Will Yann Martel's new book match Life of Pi success? (SUPPLIED)

Will Yann Martel's new book match Life of Pi success?

Yann Martel came to the world's attention for his quirky Life of Pi, a tale of a boy adrift in a lifeboat with a Bengal tiger that became a bestseller, winning acclaim from the likes of President Barack Obama.

After almost a decade comes Beatrice and Virgil, whose protagonist, Henry, has won riches and renown for a spiritually inclined novel featuring wild animals.

He is a lot like his author, who also lives in Canada, has a young son named Theo and has struggled to complete a Holocaust-themed book.

A sprawling and convoluted work despite its slender spine, Beatrice begins with the rejection of Henry's high-concept "flip book" by his publishers.

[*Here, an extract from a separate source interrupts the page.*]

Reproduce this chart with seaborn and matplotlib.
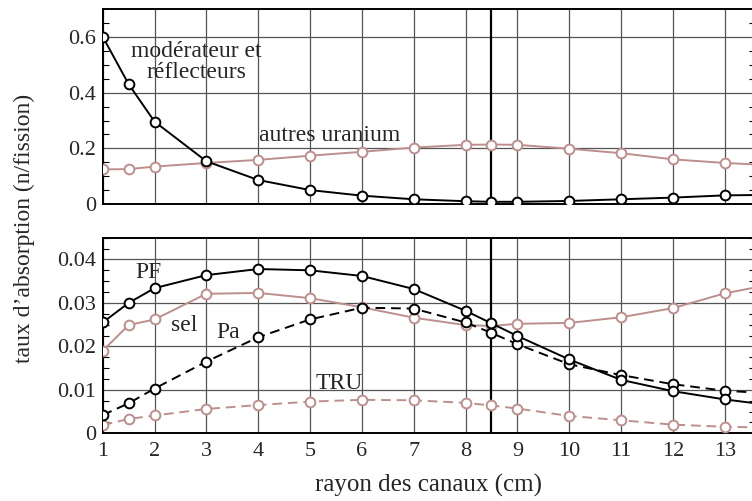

Combining a novel and, when turned upside down and over, an essay, Henry's book explores his worry that while there are plenty of war thrillers, war comedies, and war science fictions, the Holocaust is invariably written about in one style: historical realism.

"Was there not a danger to representing the Holocaust in a way always beholden to factuality?" Henry asks. The way he sees it, unless the imagination is applied to historical events, they cannot truly be understood.

His publishers are, however, more concerned about where to put the bar code on a book with two front covers.

Smarting from rejection, Henry leaves Canada for an unspecified foreign city. One day, he receives a fat envelope containing a macabre story by Flaubert, plus pages from a play starring an anthropomorphic donkey named Beatrice and her howler monkey companion, Virgil.

There is also an enigmatic plea for help. Though the sender's signature is illegible – Henry can just about decipher the first name, "Henry" – the return address is local. Setting off across the city, he finds himself standing outside a taxidermy store.

So begins a series of meetings between Henry the writer and Henry the taxidermist, a ghoulish control freak in his 80s who's looking for help finishing a play he has been wrestling with for most of his life.

Sections of this play are reproduced at length. Like Henry's doomed flip book, it has little plot and less action. Suspended in Beckettian stasis, Beatrice and Virgil – named after Dante's guides through purgatory to paradise – tramp a country named Shirt, fleeing savage persecution they've dubbed "the Horrors".

Along the way, they obsess over a single, heartbreaking problem. As Virgil puts it, "Oh, Beatrice, how are we going to talk about what happened to us one day when it's over?"

Henry realises the taxidermist's play is an attempt to write about the Holocaust allegorically. Though his flip book made the case for just such an approach, dark inklings about the taxidermist's shadowy past force a startling denouement in an otherwise torpid plot.

Martel has spoken about just how hard Beatrice and Virgil was to write. It has now been bought for large sums by publishers worldwide, and yet a feeling of failure persists.